There are exceptions, of course, but when you look at the numbers, the staggering conclusion is that most purchase behavior is still happening offline. According to the U.S. Department of Commerce, of the $1.17 trillion spent in the U.S. in retail in the second quarter of 2014, only 6.4 percent was ecommerce.

On the other hand, as most of us know and experience, we now spend more time online than we do in any other individual medium, including TV. Our lives are becoming digital.

So how should a marketer effectively and efficiently leverage digital for brand building?

Viewability is a good start

The currency of digital advertising for the last 20 years has been premised on the idea that an “impression” means an ad was served in front of a person who had a chance to see and be impacted by that ad. It turns out though, that premise may not be exactly true.

More than half of all display, mobile and video advertising bought on the Internet today is not physically viewable. In other words, the person who was intended to see the ad not only didn’t see it, they never even had it on their screen. How can we expect to measure and drive success if the ads are not even there? We can’t.

Related: Did 2014’s Marketing Predictions Come True? (Infographic)

Viewability is a critical first step to success, because, said simply, if your ad wasn’t there, not much else matters. This is part of the reason why buying viewable impressions has become such a hot topic lately. There is not a single brand marketer who wants to buy an impression that was impossible to see. The transition that we are currently undertaking in the industry, from transacting on a served impression to a viewable one, will be painful for some and beneficial for others. It is absolutely necessary though.

Attention, the new currency

Will viewability solve all of our problems? Does buying a viewable impression mean that the ad will be effective? Relative to buying a non-viewable impression it certainly is better, but ultimately it simply means the ad was there and the person had a chance to see it, not that they actually saw it or were impacted by it.

We need to know not just whether the ad showed up, but whether the person was paying attention. That attention is the most important and most scarce resource that exists. It is what we all have a very limited amount of and what marketers value most.

Also, the way we pay attention has changed in recent times. How often do you sit and spend focused time on one site, never flipping between tabs? For most of us, it’s pretty rare. Whenever we are doing one thing, we are also doing another. That means our attention is fragmented and often unfocused.

So how do we go about measuring and ultimately getting attention? First, we have to define it. Second, we have to ask new questions and seek to discover metrics that may help us uncover attention.

Attention metrics

Attention literally means “notice taken of someone or something.” In the metrics world, starting with “was the ad there” makes for a logical first step (viewability).

After I know the ad is there though, I might ask how long it was there (in-view time) and how long the person was on the page (active page dwell time). Maybe I want to know whether the person interacted with the ad (universal interaction). How long did that interaction last (universal interaction time)? Did they hover over the ad (hover)? Did they touch it on a mobile device (universal touch)? Did they do anything else that tells me they are paying attention (perhaps metrics like scroll rate, scroll depth and scroll velocity can be informative)?

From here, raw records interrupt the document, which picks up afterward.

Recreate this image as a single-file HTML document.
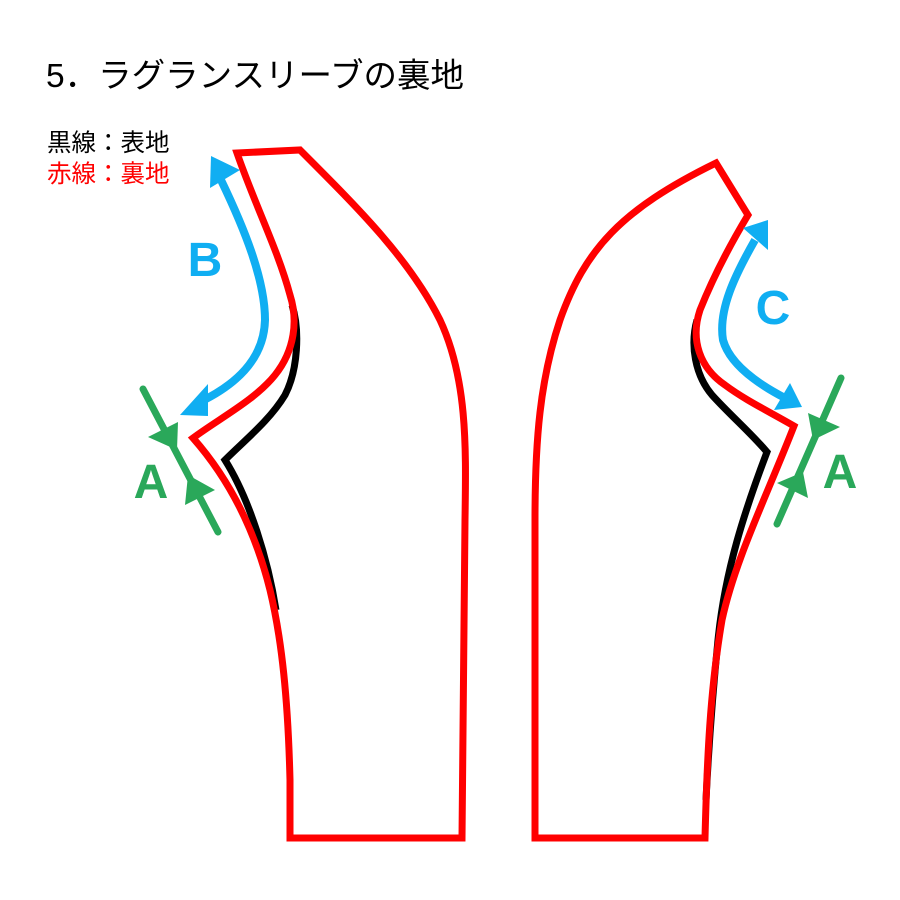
<!DOCTYPE html>
<html><head><meta charset="utf-8"><style>
body{margin:0;background:#fff;width:900px;height:900px;overflow:hidden}
svg{display:block}
</style></head><body>
<svg width="900" height="900" viewBox="0 0 900 900" xmlns="http://www.w3.org/2000/svg">
<text x="46" y="87" font-family="Liberation Sans, Noto Sans CJK JP, sans-serif" font-size="33.5" fill="#000">5．ラグランスリーブの裏地</text>
<text x="47" y="151" font-family="Liberation Sans, Noto Sans CJK JP, sans-serif" font-size="24.5" fill="#000">黒線：表地</text>
<text x="47" y="182" font-family="Liberation Sans, Noto Sans CJK JP, sans-serif" font-size="24.5" fill="#f00">赤線：裏地</text>

<g fill="none" stroke-width="7" stroke-linejoin="miter">
<path d="M292 305 C300 330 298 370 285 395 C270 420 245 440 225 460 C250 500 268 560 276 610" stroke="#000"/>
<path d="M697 320 C690 345 695 375 712 395 C730 415 750 432 767 452 C745 510 725 570 718 640 C712 700 708 760 706 800" stroke="#000"/>
<path d="M237 153 L300 150 C360 210 410 260 440 320 C468 380 466 450 465 520 L462 838 L290 838 L290 780 C288 700 282 640 270 590 C255 530 230 480 193 438 C220 418 255 400 275 375 C295 350 298 320 290 295 C278 250 255 205 237 153 Z" stroke="#f00"/>
<path d="M716 163 L748 215 C730 245 712 280 700 310 C690 340 700 368 725 385 C745 400 770 412 794 426 C765 500 735 560 722 620 C710 690 707 760 705 838 L535 838 L535 520 C535 440 540 380 560 320 C585 250 620 210 716 163 Z" stroke="#f00"/>
</g>

<g stroke="#10aef2" fill="#10aef2">
<path d="M221 180 C245 230 265 280 265 320 C264 360 235 385 200 402" fill="none" stroke-width="8"/>
<polygon points="211,156 240,170 210,188" stroke="none"/>
<polygon points="180,415 208,384 208,416" stroke="none"/>
<path d="M755 240 C735 275 718 310 723 340 C730 365 760 385 785 398" fill="none" stroke-width="8"/>
<polygon points="768,220 768,250 743,228" stroke="none"/>
<polygon points="802,407 790,383 774,410" stroke="none"/>
</g>
<text x="205" y="276" text-anchor="middle" font-family="Liberation Sans, sans-serif" font-weight="bold" font-size="48" fill="#10aef2">B</text>
<text x="773" y="324" text-anchor="middle" font-family="Liberation Sans, sans-serif" font-weight="bold" font-size="48" fill="#10aef2">C</text>

<g stroke="#2aa85a" fill="#2aa85a">
<line x1="143" y1="389" x2="218" y2="532" stroke-width="7" stroke-linecap="round"/>
<polygon points="148,437 178,422 177,450" stroke="none"/>
<polygon points="185,505 188,475 215,490" stroke="none"/>
<line x1="841" y1="378" x2="777" y2="524" stroke-width="7" stroke-linecap="round"/>
<polygon points="808,413 840,427 813,440" stroke="none"/>
<polygon points="777,483 803,472 808,498" stroke="none"/>
</g>
<text x="151" y="498" text-anchor="middle" font-family="Liberation Sans, sans-serif" font-weight="bold" font-size="48" fill="#2aa85a">A</text>
<text x="840" y="488" text-anchor="middle" font-family="Liberation Sans, sans-serif" font-weight="bold" font-size="48" fill="#2aa85a">A</text>
</svg>
</body></html>
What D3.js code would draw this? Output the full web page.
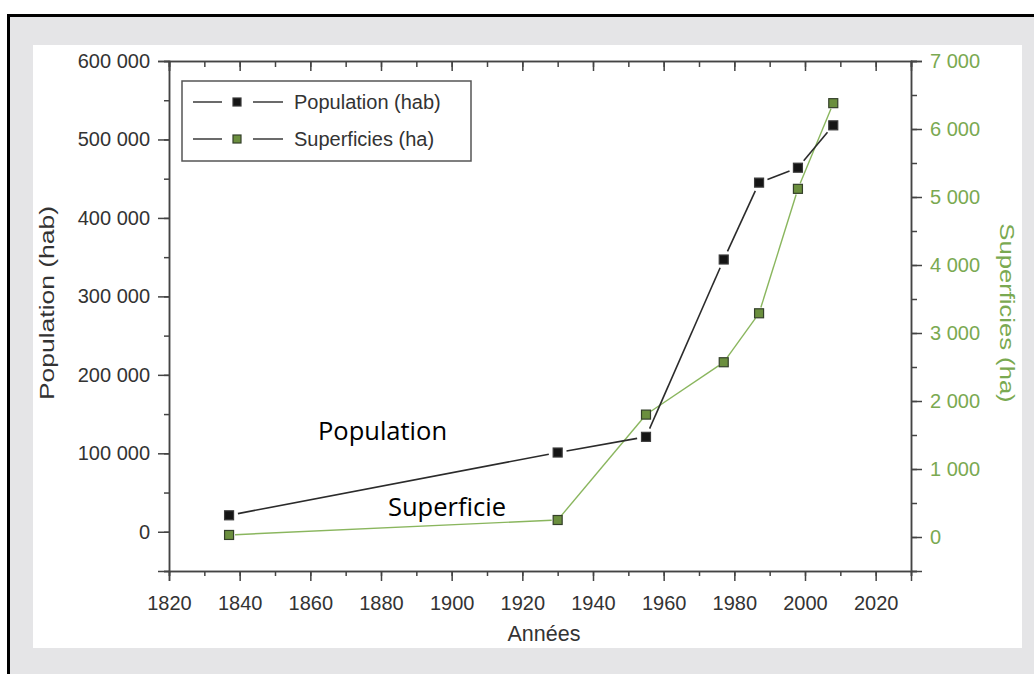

All of these “attention metrics” serve the purpose of giving the marketer a better understanding of the environment in which the ad was displayed. Armed with that information the marketer can make smarter decisions. They can buy inventory with more attention. They can optimize campaigns toward attention signals. They can even transact on attention.

The big innovation for 2015 will be attention. Many of the world’s biggest marketers are already doing it and more will follow, and for those that don’t, they are losing out on the new attention economy for digital advertising.